McLure will be teeing up with other former international amateur golfers north of the Border and he is also determined to compete in many of the forthcoming North-East Audi Masters 36-hole tournaments, a series which he dominated during the 1980s, 1990s and early 2000s, winning the title 10 times

Holder of a record six Durham County Championships, Tony McLure made his Durham County debut against Cumberland and Westmoreland – as it was then known – as a 16-year-old in 1975 and he won his first county championship title when he’d just turned 20. After winning the title for the second time in 1980, he had a go at turning pro and went to the European Tour School in Portugal, missing his card by one shot. In those days, players could go back to the amateur ranks after six months if they decided not to continue as a pro, so he started work as a greenkeeper at his home club Whickham.

He won his third county championship in 1992, his fourth in 1995 and in 1999 he equalled the long-standing record of John Todd – which dated back to 1948 – and a year later the record was his alone as he won his sixth title at Seaton Carew, the scene of his first success 22 years previously.

“It was a great feeling to break John Todd’s record and although I didn’t know him very well he was the first to come up and congratulate me,” says McLure, who enjoyed a vintage 1990s decade, winning the 1993 Lytham Trophy, which is rated the unofficial British Amateur strokeplay title. He also went to Valderrama with the England squad and represented his country in the Nations Cup in Strasbourg.

“The Lytham Trophy gave me a new lease of life and I won the English and French Mid-Amateur titles in 1994 and 1998 and was invited to play in the European Tour Northumberland Challenge at Slaley Hall, which was a tremendous experience.”

He made the cut and played in all four rounds – no mean achievement for an amateur – but his decision to play at Slaley sparked controversy as it clashed with Durham’s involvement in the Northern Counties Championship at Hoylake and he found himself banned from the county side. Time is a great healer.

McLure says: “I have no ill-feeling towards Durham County whatsoever.
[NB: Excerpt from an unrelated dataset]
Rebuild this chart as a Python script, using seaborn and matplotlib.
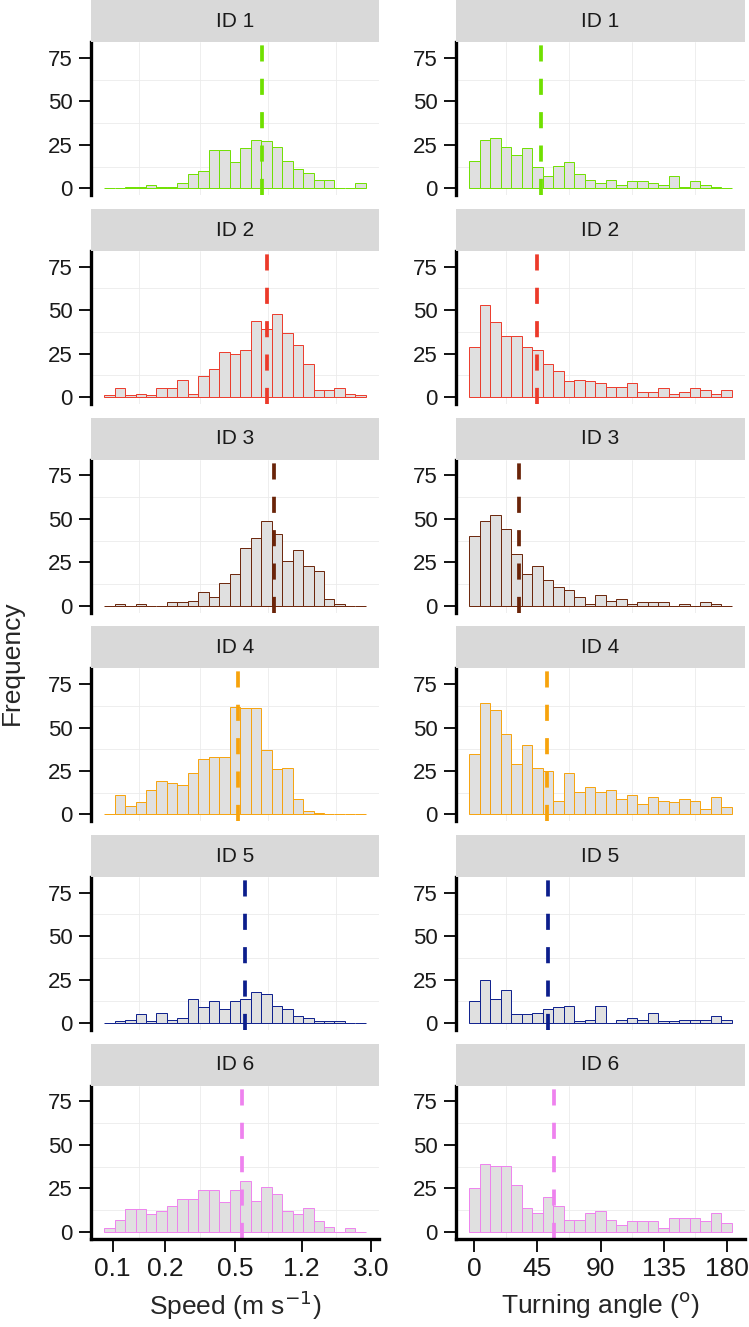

I have always been proud to play for Durham.” In fact he is determined to prove to selectors that he still has what it takes to be chosen for a fifth decade.

McLure’s newly formed company TM Amenities, supplies all types of greenkeeping and course equipment. “I was made redundant from my job as head greenkeeper at Whickham when the club unfortunately met with financial problems,” he says, “I now represent a wide portfolio of companies as an agent, providing everything a golf club could desire.”